Interestingly, eight of these exporters have approached the High Court, claiming ownership and release of approximately 200,000 tonnes, while the other 50 exporters (for the remaining 600,000 tonnes) have not yet come forward to lay claim on the seized ores. Isn't this bizarre?

Further, in a remarkable twist in the tale, on June 2, 2010, the local media had reported that huge quantities of iron ore were clandestinely removed from the Belekeri port area. These stocks, as per court orders, were to be seized and kept in the safe custody of the Port Conservator of Belekeri.
Commenting on this, the DCF, in his letter, states that “during the course of investigation, it is credibly learnt that the clandestinely removed quantity of seized iron ore appears to have been kept concealed at nearby locations/ destinations and possibly stored at unidentified pockets close to the ports and some minor ports on the West Coast, to be exported along with regular exports permitted through the Mangalore port officially.”
Meanwhile, on July 9, 2010, the Karnataka High Court directed the Commissioner of Customs, Mangalore, not to permit the eight petitioners (claiming ownership to 200,000 tonnes) to export iron ore of any kind from Belekeri, Karwar and Mangalore ports until further orders. Conveniently, the Karnataka Government has used all these cases as a ruse to ban the export of iron ore across Karnataka.
The State government must have realised that it is no longer a question of the 800,000 tonnes of illegal mining and 600,000 tonnes of ore smuggled out of the ports. After all, this constitutes less than one per cent of the quantity of iron ore exported from India. Obviously, it must be the tip of the iceberg. . But do all these justify the ban on iron ore exports?

Graver issues

It is certain that at this point in time, this order will be challenged in thecourt. Surely, questions will be raised on the legality of a State government to prohibit exports and interfere in the operations of the ports which, under the Constitution, are matters of the Union. Similarly, the tenability of the order under Article 14 (which guarantees equality) and Article 19 (on freedom to carry on business) will be tested in the courts.
But there is something more to debate and agitate.
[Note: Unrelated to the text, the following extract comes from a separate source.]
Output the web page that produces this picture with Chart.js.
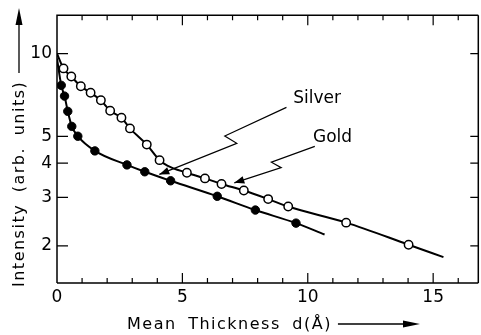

The fundamental rights of other iron ore exporters (those who have been legally mining and exporting) across the State to carry on their business have been suspended simply because the administration has failed to carry out its duty. That is indeed a sad commentary on the state of affairs.
Remember, what we are seeing is the stealthy removal of shiploads of ore from a port, which is a protected area, controlled both by the State and Central authorities. Recall that all this has unfolded even when a local court has intervened in the matter.
Trade and industry across the country are strangely silent on this crucial issue. If Karnataka today bans exports of iron ore owing to the failure of its own administration, other States can follow suit. It is unrealistic to believe that computers and holograms can improve the situation. Unfortunately, the rot in our administration is well and truly entrenched. The problem is that we, as a people, seem to be oblivious to it.